-- What is asked --
Say how many lines contain "matplotlib", using only the number.

(Stored items)
##############################
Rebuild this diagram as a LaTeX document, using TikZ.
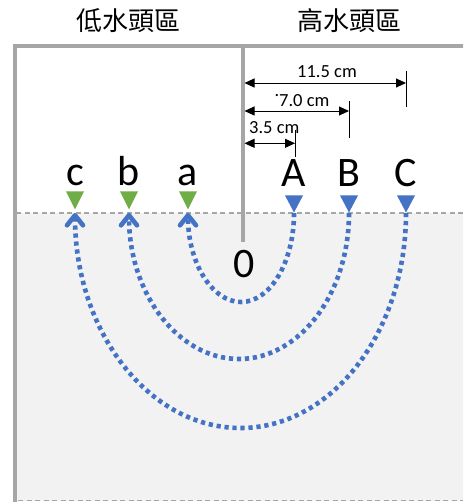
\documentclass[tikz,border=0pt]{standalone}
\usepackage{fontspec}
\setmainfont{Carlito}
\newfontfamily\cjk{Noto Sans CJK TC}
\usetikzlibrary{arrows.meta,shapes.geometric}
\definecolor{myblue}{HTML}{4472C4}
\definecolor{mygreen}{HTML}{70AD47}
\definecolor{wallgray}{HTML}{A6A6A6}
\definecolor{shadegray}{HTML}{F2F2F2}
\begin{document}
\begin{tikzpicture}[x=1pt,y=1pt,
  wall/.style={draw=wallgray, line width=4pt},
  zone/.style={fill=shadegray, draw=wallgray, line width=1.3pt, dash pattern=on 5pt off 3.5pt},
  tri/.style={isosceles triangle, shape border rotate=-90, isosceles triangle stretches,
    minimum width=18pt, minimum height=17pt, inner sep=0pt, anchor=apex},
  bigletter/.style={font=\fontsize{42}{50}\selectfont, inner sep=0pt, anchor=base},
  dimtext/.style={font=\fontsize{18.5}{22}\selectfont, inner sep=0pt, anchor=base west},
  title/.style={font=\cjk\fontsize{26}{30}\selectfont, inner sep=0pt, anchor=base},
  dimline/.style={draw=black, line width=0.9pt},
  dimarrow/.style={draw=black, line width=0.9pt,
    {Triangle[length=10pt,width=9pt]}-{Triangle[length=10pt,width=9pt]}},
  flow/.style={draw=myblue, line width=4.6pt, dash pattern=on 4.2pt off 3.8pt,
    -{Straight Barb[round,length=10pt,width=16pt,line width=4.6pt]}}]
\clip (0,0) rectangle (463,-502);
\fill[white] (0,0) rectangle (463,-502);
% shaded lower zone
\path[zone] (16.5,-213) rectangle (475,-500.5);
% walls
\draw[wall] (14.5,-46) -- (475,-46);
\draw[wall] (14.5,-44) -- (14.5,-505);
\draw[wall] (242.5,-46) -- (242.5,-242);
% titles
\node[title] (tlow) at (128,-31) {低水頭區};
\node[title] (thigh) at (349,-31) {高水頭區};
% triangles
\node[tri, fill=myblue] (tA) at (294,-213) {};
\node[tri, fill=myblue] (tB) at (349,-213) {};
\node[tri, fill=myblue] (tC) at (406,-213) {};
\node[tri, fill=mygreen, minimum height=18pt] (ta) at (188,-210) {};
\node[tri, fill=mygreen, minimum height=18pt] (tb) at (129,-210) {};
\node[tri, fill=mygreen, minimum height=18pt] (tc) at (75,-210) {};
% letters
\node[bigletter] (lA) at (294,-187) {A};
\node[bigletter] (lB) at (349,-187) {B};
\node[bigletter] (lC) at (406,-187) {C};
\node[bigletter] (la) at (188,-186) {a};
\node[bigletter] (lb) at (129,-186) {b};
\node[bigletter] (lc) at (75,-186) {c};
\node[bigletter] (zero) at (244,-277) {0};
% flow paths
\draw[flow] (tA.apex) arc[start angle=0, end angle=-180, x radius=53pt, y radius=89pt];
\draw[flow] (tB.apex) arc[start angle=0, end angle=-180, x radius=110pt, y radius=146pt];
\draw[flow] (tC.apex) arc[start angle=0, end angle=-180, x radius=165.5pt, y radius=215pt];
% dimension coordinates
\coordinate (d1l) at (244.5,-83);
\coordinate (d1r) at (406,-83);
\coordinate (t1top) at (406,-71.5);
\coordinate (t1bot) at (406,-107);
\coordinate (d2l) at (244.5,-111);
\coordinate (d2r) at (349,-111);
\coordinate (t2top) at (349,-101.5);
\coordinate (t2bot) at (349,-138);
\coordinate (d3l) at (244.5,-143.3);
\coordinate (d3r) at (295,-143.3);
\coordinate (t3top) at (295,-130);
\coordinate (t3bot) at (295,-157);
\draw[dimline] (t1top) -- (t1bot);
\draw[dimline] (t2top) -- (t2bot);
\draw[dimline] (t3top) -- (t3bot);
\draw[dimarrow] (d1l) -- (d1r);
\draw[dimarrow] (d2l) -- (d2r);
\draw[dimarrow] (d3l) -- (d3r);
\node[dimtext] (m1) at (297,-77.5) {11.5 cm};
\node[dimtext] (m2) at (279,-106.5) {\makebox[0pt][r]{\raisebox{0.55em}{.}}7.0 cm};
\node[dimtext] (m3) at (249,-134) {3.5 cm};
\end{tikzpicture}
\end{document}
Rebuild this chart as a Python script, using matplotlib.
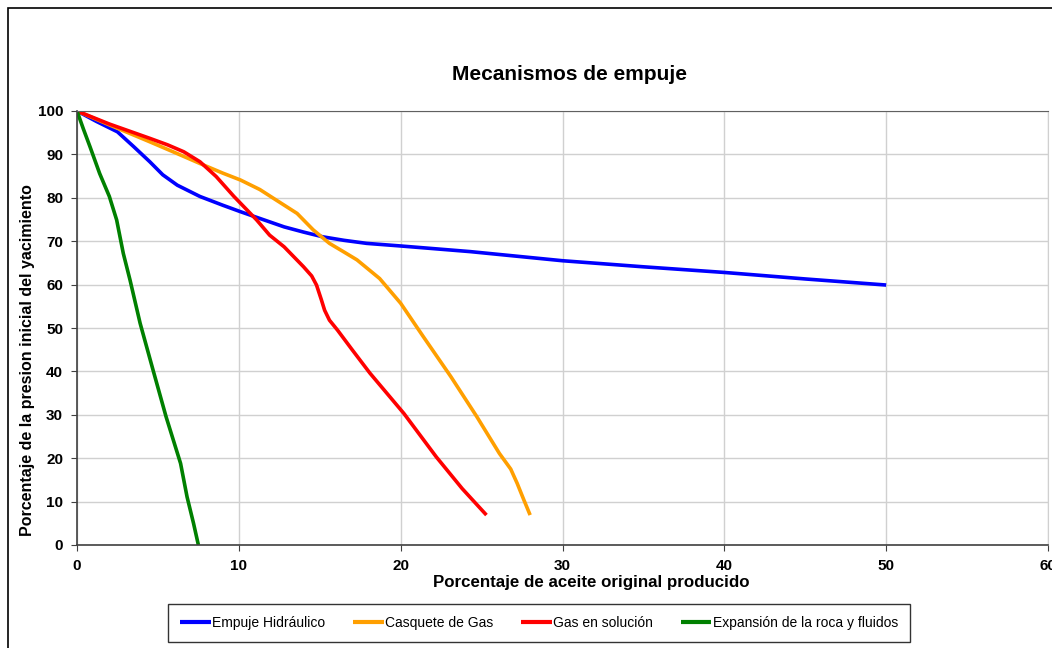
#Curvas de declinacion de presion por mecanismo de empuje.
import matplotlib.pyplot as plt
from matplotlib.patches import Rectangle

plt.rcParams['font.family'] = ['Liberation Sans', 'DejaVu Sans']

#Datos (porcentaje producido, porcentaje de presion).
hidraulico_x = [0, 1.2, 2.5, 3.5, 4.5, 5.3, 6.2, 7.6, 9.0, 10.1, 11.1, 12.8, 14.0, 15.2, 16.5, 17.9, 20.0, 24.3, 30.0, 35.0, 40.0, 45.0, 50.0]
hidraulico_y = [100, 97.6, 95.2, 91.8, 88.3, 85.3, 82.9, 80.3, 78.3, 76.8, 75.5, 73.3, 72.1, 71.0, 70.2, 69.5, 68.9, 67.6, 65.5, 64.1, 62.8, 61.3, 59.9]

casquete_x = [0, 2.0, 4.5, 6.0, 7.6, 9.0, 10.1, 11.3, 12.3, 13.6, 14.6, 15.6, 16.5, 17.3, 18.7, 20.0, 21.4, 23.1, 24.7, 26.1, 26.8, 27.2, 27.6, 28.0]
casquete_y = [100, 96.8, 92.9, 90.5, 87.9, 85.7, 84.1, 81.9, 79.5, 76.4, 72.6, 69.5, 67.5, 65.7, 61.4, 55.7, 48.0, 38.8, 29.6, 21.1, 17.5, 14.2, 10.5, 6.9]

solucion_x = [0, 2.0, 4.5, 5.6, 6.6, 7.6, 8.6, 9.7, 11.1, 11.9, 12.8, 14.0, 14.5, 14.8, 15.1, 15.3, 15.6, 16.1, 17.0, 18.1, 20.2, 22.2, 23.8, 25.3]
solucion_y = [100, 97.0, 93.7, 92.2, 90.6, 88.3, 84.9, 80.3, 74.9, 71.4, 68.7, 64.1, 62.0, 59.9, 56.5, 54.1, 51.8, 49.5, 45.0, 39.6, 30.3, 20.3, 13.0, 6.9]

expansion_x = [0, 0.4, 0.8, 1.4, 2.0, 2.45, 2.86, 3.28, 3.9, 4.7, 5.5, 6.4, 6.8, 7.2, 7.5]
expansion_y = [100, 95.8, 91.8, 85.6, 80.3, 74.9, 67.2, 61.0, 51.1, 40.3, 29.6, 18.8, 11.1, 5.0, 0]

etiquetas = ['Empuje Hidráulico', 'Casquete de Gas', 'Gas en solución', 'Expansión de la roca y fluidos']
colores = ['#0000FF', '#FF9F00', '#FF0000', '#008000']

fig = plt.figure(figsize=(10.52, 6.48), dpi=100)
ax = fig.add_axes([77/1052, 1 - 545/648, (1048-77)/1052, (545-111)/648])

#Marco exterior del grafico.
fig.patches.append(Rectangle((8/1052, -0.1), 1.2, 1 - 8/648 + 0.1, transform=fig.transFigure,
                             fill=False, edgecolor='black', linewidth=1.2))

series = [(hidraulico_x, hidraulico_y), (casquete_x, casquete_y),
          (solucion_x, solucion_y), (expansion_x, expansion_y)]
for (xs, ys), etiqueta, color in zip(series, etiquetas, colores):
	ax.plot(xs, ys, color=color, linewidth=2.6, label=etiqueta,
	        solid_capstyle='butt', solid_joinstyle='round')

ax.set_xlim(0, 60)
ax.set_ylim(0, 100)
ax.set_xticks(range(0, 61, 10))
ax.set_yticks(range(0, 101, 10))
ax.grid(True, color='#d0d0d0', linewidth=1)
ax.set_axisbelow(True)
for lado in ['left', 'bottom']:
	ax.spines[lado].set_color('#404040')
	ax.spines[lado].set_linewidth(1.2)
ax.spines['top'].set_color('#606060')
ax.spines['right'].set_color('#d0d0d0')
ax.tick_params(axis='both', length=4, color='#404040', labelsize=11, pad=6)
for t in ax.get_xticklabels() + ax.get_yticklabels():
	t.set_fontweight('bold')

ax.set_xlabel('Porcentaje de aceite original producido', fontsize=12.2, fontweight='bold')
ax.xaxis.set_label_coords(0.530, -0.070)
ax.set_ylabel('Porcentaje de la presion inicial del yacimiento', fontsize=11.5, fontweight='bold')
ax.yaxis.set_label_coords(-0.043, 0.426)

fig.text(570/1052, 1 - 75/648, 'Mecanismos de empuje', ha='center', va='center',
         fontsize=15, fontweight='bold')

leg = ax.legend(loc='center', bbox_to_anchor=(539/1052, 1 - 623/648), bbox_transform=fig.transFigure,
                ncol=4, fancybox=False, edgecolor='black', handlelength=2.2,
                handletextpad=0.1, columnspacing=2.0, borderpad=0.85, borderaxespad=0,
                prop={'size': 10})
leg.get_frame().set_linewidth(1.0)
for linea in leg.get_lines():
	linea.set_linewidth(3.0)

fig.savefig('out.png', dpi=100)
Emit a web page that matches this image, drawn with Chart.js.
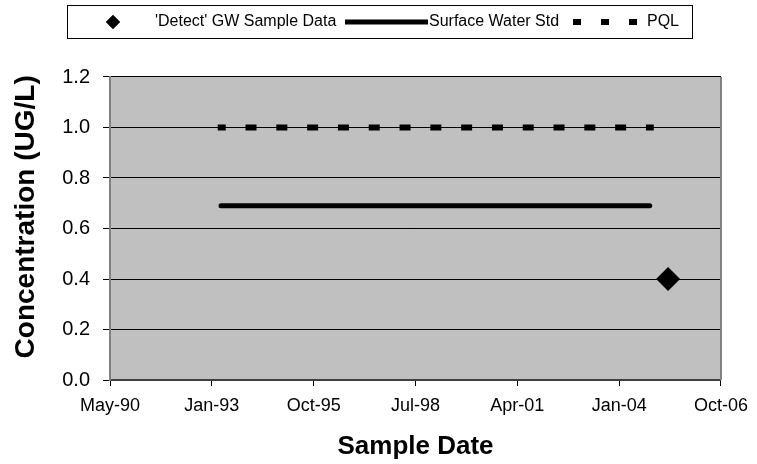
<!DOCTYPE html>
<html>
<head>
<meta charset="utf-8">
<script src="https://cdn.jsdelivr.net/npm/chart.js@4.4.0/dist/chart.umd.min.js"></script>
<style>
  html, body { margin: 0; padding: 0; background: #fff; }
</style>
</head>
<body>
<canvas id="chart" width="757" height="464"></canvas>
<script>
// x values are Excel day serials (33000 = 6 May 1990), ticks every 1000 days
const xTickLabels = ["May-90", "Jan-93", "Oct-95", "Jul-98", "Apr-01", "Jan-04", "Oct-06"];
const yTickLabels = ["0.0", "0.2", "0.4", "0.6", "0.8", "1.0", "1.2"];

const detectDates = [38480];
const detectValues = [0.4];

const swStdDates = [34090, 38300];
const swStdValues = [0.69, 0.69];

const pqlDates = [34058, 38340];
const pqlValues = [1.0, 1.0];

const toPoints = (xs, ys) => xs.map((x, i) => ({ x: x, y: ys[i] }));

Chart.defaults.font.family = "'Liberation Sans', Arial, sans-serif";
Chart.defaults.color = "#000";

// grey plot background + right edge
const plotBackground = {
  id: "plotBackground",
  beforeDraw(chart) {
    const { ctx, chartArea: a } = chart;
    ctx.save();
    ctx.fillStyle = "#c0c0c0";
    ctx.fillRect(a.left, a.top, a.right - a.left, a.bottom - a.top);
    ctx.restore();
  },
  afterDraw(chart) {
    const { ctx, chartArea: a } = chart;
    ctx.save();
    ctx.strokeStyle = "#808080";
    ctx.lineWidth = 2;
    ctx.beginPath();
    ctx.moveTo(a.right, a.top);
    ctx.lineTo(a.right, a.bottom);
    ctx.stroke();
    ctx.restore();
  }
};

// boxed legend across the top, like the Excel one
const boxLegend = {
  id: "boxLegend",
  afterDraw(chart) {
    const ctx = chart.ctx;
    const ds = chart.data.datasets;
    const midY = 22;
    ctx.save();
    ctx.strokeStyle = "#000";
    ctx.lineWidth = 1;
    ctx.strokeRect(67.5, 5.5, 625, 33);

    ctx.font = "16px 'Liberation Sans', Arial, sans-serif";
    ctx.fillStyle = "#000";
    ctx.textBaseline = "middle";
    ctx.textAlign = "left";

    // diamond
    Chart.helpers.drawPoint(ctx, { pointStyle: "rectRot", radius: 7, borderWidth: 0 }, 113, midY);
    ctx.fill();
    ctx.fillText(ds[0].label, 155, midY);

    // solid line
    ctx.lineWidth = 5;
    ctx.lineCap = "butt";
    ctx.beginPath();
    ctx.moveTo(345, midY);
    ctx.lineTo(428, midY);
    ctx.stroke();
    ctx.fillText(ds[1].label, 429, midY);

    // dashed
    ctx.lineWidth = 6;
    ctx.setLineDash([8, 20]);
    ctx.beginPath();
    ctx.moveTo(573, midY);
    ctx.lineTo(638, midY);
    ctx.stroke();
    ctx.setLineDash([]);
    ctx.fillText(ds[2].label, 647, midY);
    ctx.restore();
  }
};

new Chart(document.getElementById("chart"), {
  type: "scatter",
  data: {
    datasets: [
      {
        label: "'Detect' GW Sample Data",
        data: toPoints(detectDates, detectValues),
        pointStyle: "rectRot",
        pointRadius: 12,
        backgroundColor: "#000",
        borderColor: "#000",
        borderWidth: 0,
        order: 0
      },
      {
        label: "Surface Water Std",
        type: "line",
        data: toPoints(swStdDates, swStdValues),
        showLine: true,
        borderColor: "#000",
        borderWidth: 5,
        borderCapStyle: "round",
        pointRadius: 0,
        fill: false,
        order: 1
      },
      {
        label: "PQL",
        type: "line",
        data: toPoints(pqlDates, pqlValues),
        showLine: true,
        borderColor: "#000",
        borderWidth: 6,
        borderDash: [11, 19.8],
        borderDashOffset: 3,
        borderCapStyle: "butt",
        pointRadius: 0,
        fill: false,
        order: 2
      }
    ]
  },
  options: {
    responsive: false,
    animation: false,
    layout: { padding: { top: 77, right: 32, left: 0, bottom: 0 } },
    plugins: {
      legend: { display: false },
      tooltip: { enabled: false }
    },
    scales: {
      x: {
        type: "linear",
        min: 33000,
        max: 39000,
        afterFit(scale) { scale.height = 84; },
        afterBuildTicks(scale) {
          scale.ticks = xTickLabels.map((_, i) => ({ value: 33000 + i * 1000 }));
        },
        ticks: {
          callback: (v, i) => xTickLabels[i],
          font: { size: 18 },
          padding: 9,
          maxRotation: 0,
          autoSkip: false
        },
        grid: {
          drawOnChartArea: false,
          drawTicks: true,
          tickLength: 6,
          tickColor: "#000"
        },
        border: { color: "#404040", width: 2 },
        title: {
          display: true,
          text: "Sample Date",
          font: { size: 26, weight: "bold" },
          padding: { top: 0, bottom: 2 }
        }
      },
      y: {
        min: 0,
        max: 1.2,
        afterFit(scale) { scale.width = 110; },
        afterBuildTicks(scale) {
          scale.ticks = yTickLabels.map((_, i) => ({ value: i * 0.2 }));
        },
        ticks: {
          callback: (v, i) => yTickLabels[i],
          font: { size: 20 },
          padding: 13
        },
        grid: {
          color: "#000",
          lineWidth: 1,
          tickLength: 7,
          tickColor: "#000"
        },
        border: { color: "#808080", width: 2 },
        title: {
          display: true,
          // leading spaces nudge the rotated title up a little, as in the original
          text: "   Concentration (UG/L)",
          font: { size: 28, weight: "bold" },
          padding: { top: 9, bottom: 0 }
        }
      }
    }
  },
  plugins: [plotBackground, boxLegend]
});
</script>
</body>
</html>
##############################
-- Full answer --
3